Research Highlights Article

August 9, 2021

Affirmative action’s unintended consequences

Brazil’s policy to help disadvantaged students gain acceptance into public universities may paradoxically lead to obstacles.


In the early 2000s, Brazil’s public universities realized they had a diversity problem. A disproportionately small share of admitted students were from low-income families or were of African or native Brazilian descent.

As a result, in 2012 the Brazilian congress established affirmative action quotas aimed at boosting minority representation in the federal higher education system. The law established requirements that a certain share of students accepted into each program at federal universities be reserved for students who had studied in public high schools, came from low-income families, and/or belonged to a racial minority.

Unfortunately, the reforms created an unfair system in which high-achieving minority students sometimes faced a harder path to acceptance than lower-performing white students, according to a paper in the American Economic Journal: Microeconomics.

The paper offers insights for affirmative action policies both inside and outside of Brazil, challenging policy designers to question assumptions that are baked into their design. 

“The objective of the quota policy can be laudable,” coauthor Inácio Bó said in an interview with the AEA. “But if you're not careful, you may actually get these kinds of serious unintended consequences.”

Bó and coauthor Orhan Aygün collected admissions data for over 3,000 programs in Brazilian universities and examined the “cutoff grade,” or lowest grade that was necessary to be accepted, for each of the different buckets of seats required by the affirmative action law. They found that admissions in 2013 reveal unfairness in a large number of the programs.

“To our surprise, that was quite pervasive,” Bó said. “More than 49 percent of programs had at least one of these instances.”

The authors determined that this was due, in part, to the implicit assumption that students who are eligible to claim privileged priority status have lower grades than those who are not. If that were true and only students of similar abilities were competing for a given pool of seats, then the system would work perfectly.

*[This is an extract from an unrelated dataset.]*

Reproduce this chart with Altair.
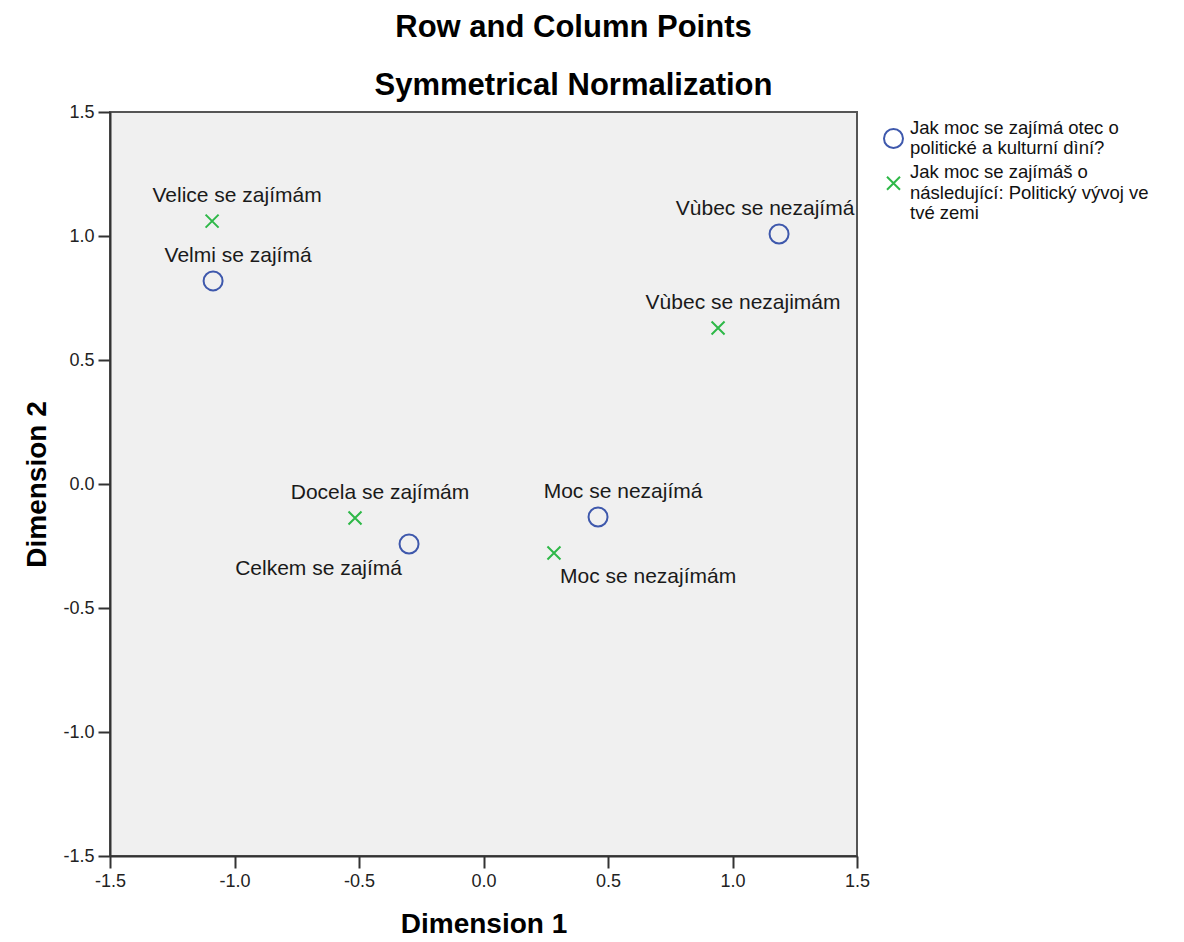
import altair as alt
import pandas as pd

# Row points (father's interest)
row_series = "Jak moc se zajímá otec o\npolitické a kulturní dìní?"
row_labels = ["Velmi se zajímá", "Celkem se zajímá", "Moc se nezajímá", "Vùbec se nezajímá"]
row_dim1 = [-1.086, -0.299, 0.460, 1.187]
row_dim2 = [0.819, -0.242, -0.133, 1.008]

# Column points (own interest)
col_series = "Jak moc se zajímáš o\nnásledující: Politický vývoj ve\ntvé zemi"
col_labels = ["Velice se zajímám", "Docela se zajímám", "Moc se nezajímám", "Vùbec se nezajimám"]
col_dim1 = [-1.090, -0.516, 0.283, 0.942]
col_dim2 = [1.060, -0.137, -0.278, 0.629]

axis_ticks = [-1.5, -1.0, -0.5, 0.0, 0.5, 1.0, 1.5]

df = pd.DataFrame({
    "series": [row_series] * len(row_labels) + [col_series] * len(col_labels),
    "label": row_labels + col_labels,
    "dim1": row_dim1 + col_dim1,
    "dim2": row_dim2 + col_dim2,
})

FONT = "Liberation Sans"
BLUE = "#3E58AC"
GREEN = "#2EB848"

tick_expr = "datum.value < 0 ? '-' + format(-datum.value, '.1f') : format(datum.value, '.1f')"

xenc = alt.X("dim1:Q", scale=alt.Scale(domain=[-1.5, 1.5], nice=False, zero=False),
             axis=alt.Axis(values=axis_ticks, labelExpr=tick_expr, title="Dimension 1",
                           titleX=373.5, titleY=68, titleBaseline="middle"))
yenc = alt.Y("dim2:Q", scale=alt.Scale(domain=[-1.5, 1.5], nice=False, zero=False),
             axis=alt.Axis(values=axis_ticks, labelExpr=tick_expr, title="Dimension 2",
                           titleX=-73, titleY=372, titleAngle=270, titleBaseline="middle"))

legend_def = alt.Legend(
    title=None, orient="none", legendX=773, legendY=16,
    labelExpr="split(datum.label, '\\n')",
)
series_domain = [row_series, col_series]

points = alt.Chart(df).mark_point(filled=False, strokeWidth=2, opacity=1).encode(
    x=xenc,
    y=yenc,
    color=alt.Color("series:N", scale=alt.Scale(domain=series_domain, range=[BLUE, GREEN]),
                    legend=legend_def),
    shape=alt.Shape("series:N", scale=alt.Scale(domain=series_domain,
                                                range=["circle", "M-1,-1L1,1M1,-1L-1,1"]),
                    legend=legend_def),
    size=alt.Size("series:N", scale=alt.Scale(domain=series_domain, range=[361, 169]),
                  legend=legend_def),
)

base = alt.Chart(df)
txt = dict(font=FONT, fontSize=21, color="#1a1a1a", baseline="middle")

above_labels = ["Velmi se zajímá", "Moc se nezajímá", "Velice se zajímám",
                "Docela se zajímám", "Vùbec se nezajimám"]
above = base.transform_filter(alt.FieldOneOfPredicate(field="label", oneOf=above_labels)).mark_text(
    align="center", dx=25, dy=-25, **txt).encode(x="dim1:Q", y="dim2:Q", text="label:N")
edge = base.transform_filter(alt.FieldOneOfPredicate(field="label", oneOf=["Vùbec se nezajímá"])).mark_text(
    align="center", dx=-14, dy=-25, **txt).encode(x="dim1:Q", y="dim2:Q", text="label:N")
below_left = base.transform_filter(alt.FieldOneOfPredicate(field="label", oneOf=["Celkem se zajímá"])).mark_text(
    align="right", dx=-7, dy=25, **txt).encode(x="dim1:Q", y="dim2:Q", text="label:N")
below_right = base.transform_filter(alt.FieldOneOfPredicate(field="label", oneOf=["Moc se nezajímám"])).mark_text(
    align="left", dx=6, dy=24, **txt).encode(x="dim1:Q", y="dim2:Q", text="label:N")

chart = alt.layer(points, above, edge, below_left, below_right).properties(
    width=747,
    height=744,
    autosize=alt.AutoSizeParams(type="none"),
    padding={"left": 102, "top": 104, "right": 315, "bottom": 84},
    title=alt.TitleParams(
        text=["Row and Column Points", "Symmetrical Normalization"],
        font=FONT, fontSize=31, fontWeight="bold", color="black",
        lineHeight=58, anchor="middle", frame="group", dx=90, offset=1,
    ),
).configure_view(
    fill="#F0F0F0", stroke="#555555", strokeWidth=2
).configure_axis(
    grid=False, domainColor="#333333", domainWidth=2, tickColor="#333333", tickWidth=2,
    tickSize=12, labelFont=FONT, labelFontSize=18, labelColor="#222222", labelPadding=4,
    titleFont=FONT, titleFontSize=28, titleFontWeight="bold", titleColor="black",
    labelOverlap=False, labelFlush=False,
).configure_legend(
    labelFont=FONT, labelFontSize=18.5, labelColor="#111111", labelLimit=400,
    labelOffset=6, rowPadding=5, symbolStrokeWidth=2, symbolFillColor="transparent",
    labelBaseline="line-bottom",
)

chart.save("out.html", embed_options={"renderer": "svg", "actions": False})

But not all of these students have low grades, and if their preference for a particular program leads to greater competition in the affirmative action group than in the non-targeted group, acceptance for a low-income or minority student may require higher scores than for a white, higher-income student.

Using mathematical modeling and game theory, the authors also showed that the system actually creates a bad incentive for manipulation. 




This system was implemented by partitioning the seats in each program, reserving them for individual qualifying characteristics and different combinations of these characteristics.  Within each of these groups of seats, the students with the highest grades in a national exam would be accepted.

In cases where the cutoff grade for a combination of characteristics, such as having both minority status and low-income status, was higher than for the group with just one of those qualifications, a student would have less favorable chances by claiming multiple privileges than by claiming only one.  As a result, students were given an incentive to strategize over which privileges they claimed in order to improve their own chances of being accepted.

This could give unfair advantage to students who obtain information about other students’ choices or who exchange information with peers about their choices.

When we design these kinds of policies, you need to be careful about the assumptions that you're making.

Inácio Bó

Fortunately, the authors propose a fairly simple solution to this problem. 

When eligible students are claiming certain privileged seats targeted to a single privilege, those claiming multiple privileges must be considered for them as well. For example, a low-income minority student would be considered for several buckets of seats—those for minorities, those for low-income status, and those for both.

The goal is to never disincentivize students from claiming a privilege for which they are eligible under the law.

“When we design these kinds of policies, you need to be careful about the assumptions that you're making,” Bó said. “When you design these mechanisms, you need to design them carefully so that they're going to be robust to different assumptions.”

“College Admission with Multidimensional Privileges: The Brazilian Affirmative Action Case” appears in the August 2021 issue of the American Economic Journal: Microeconomics.